In the evening we heard the second Presidential Address by Archbishop Rowan Williams. It was unusually direct. You can read the entire text on the Lambeth website (www.lambethconference.org).
Let me say what I appreciated about the address. He began by offering his hope "We speak from the centre.... I mean that we should try to speak from the heart of our identity as Anglicans; and ultimately from that deepest centre which is our awareness of living in and as the Body of Christ."
I could not agree more. The center isn't the middle of political views but it is the deep place where we discover our communion with Christ and therefore with one another. In these large meetings, the temptation is to speak from our ideological edge. One advantage of such a long meeting is to create relationships to speak from somewhere else.
I also appreciated the Archbishop's attempt to describe what both "sides" have to lose in coming a resolution. It is true that we all have fears about any new proposal and it is true that often it is easier to hold on to our clearly defined positions instead of stepping out into a new place in trust and faith.
Finally, I appreciate that our work really is reconciliation because Jesus' prayer is that we be One even as He and the Father are One. I appreciate his final question very much: ‘Having heard the other person, the other group, as fully and fairly as I can, what generous initiative can I take to break through into a new and transformed relation of communion in Christ?’
I have some issues with his characterization of the position of "not so traditional believer." I resist that term, and I found his description of that position incomplete. I also think there are more than two sides to this issue and certainly there are more dynamics at play. There is more than a theological difference going on.
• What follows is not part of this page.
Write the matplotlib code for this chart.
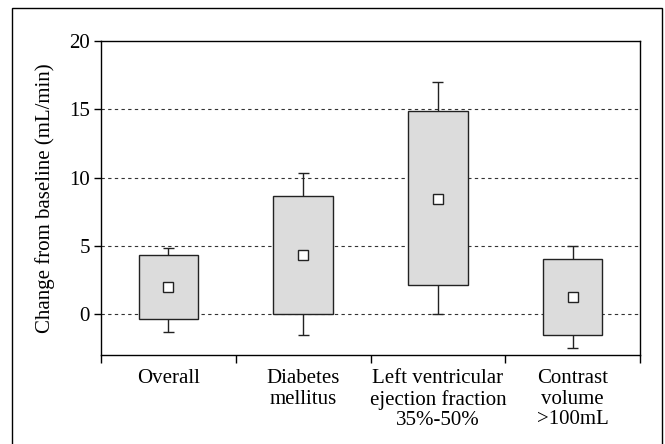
"""Change from baseline by subgroup: box-style summary plot."""

import matplotlib

matplotlib.use("Agg")
import matplotlib.pyplot as plt  # noqa: E402
from matplotlib.patches import Rectangle  # noqa: E402

categories = [
    "Overall",
    "Diabetes\nmellitus",
    "Left ventricular\nejection fraction\n35%-50%",
    "Contrast\nvolume\n>100mL",
]
box_low = [-0.35, 0.0, 2.12, -1.56]
box_high = [4.34, 8.65, 14.85, 4.05]
whisker_low = [-1.3, -1.5, -0.02, -2.48]
whisker_high = [4.85, 10.3, 17.02, 4.98]
centre = [2.0, 4.3, 8.46, 1.24]
y_ticks = [0, 5, 10, 15, 20]

plt.rcParams["font.family"] = ["Liberation Serif", "DejaVu Serif"]
FONT_SIZE = 15

fig = plt.figure(figsize=(6.65, 4.44), dpi=100)
fig.patches.append(
    Rectangle((12 / 665, -0.05), 650 / 665, 1.05 - 8 / 444,
              transform=fig.transFigure, fill=False, edgecolor="black",
              linewidth=1.0)
)
ax = fig.add_axes([101 / 665, 1 - 355 / 444, 539 / 665, 314 / 444])

box_width = 0.44
cap_half = 0.04
for i, label in enumerate(categories):
    x = i + 0.5
    ax.vlines(x, whisker_low[i], box_low[i], color="#222222", linewidth=1.0, zorder=3)
    ax.vlines(x, box_high[i], whisker_high[i], color="#222222", linewidth=1.0, zorder=3)
    ax.hlines([whisker_low[i], whisker_high[i]], x - cap_half, x + cap_half,
              color="#222222", linewidth=1.0, zorder=3)
    ax.bar(x, box_high[i] - box_low[i], bottom=box_low[i], width=box_width,
           color="#dcdcdc", edgecolor="#222222", linewidth=1.0, zorder=3)
    ax.plot(x, centre[i], marker="s", markersize=7, markerfacecolor="white",
            markeredgecolor="#222222", markeredgewidth=1.0, zorder=4)

for y in y_ticks[:-1]:
    ax.axhline(y, color="#333333", linestyle=(0, (3, 3)), linewidth=0.8, zorder=1)

ax.set_xlim(0, len(categories))
ax.set_ylim(-3, 20)
ax.set_yticks(y_ticks)
ax.set_xticks(range(len(categories) + 1))
ax.set_xticklabels([])
ax.set_xticks([i + 0.5 for i in range(len(categories))], categories, minor=True)
for text in ax.get_xticklabels(minor=True):
    text.set_linespacing(1.12)
ax.tick_params(axis="x", which="major", direction="out", length=6, width=1.0)
ax.tick_params(axis="x", which="minor", length=0, pad=10, labelsize=FONT_SIZE)
ax.tick_params(axis="y", direction="out", length=5, width=1.0,
               labelsize=FONT_SIZE, pad=3)
for spine in ax.spines.values():
    spine.set_linewidth(1.0)
ax.set_ylabel("Change from baseline (mL/min)", fontsize=FONT_SIZE, labelpad=10)

fig.savefig("out.png", dpi=100)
However, I agree that as a Church we are called to make "generous initiatives" and I too long for "a new transformed relation of communion in Christ." The question is whether the Covenant, as eventually revised will give us that. It is clear that while we will have many talks about the proposed document, our role is to give input to the Anglican Consultative Council. I would anticipate most of the conversation to center around the Appendix. At this point, I am ready to listen to other perspectives and to offer them my sense of what it means to be in a Communion with 38 very diverse provinces, and discuss how a Covenant and especially the proposed Covenant is or is not true to the nature of Anglicanism.
We will spend much of the remaining time on these issues.
Keep us in your prayers as I keep you in mine.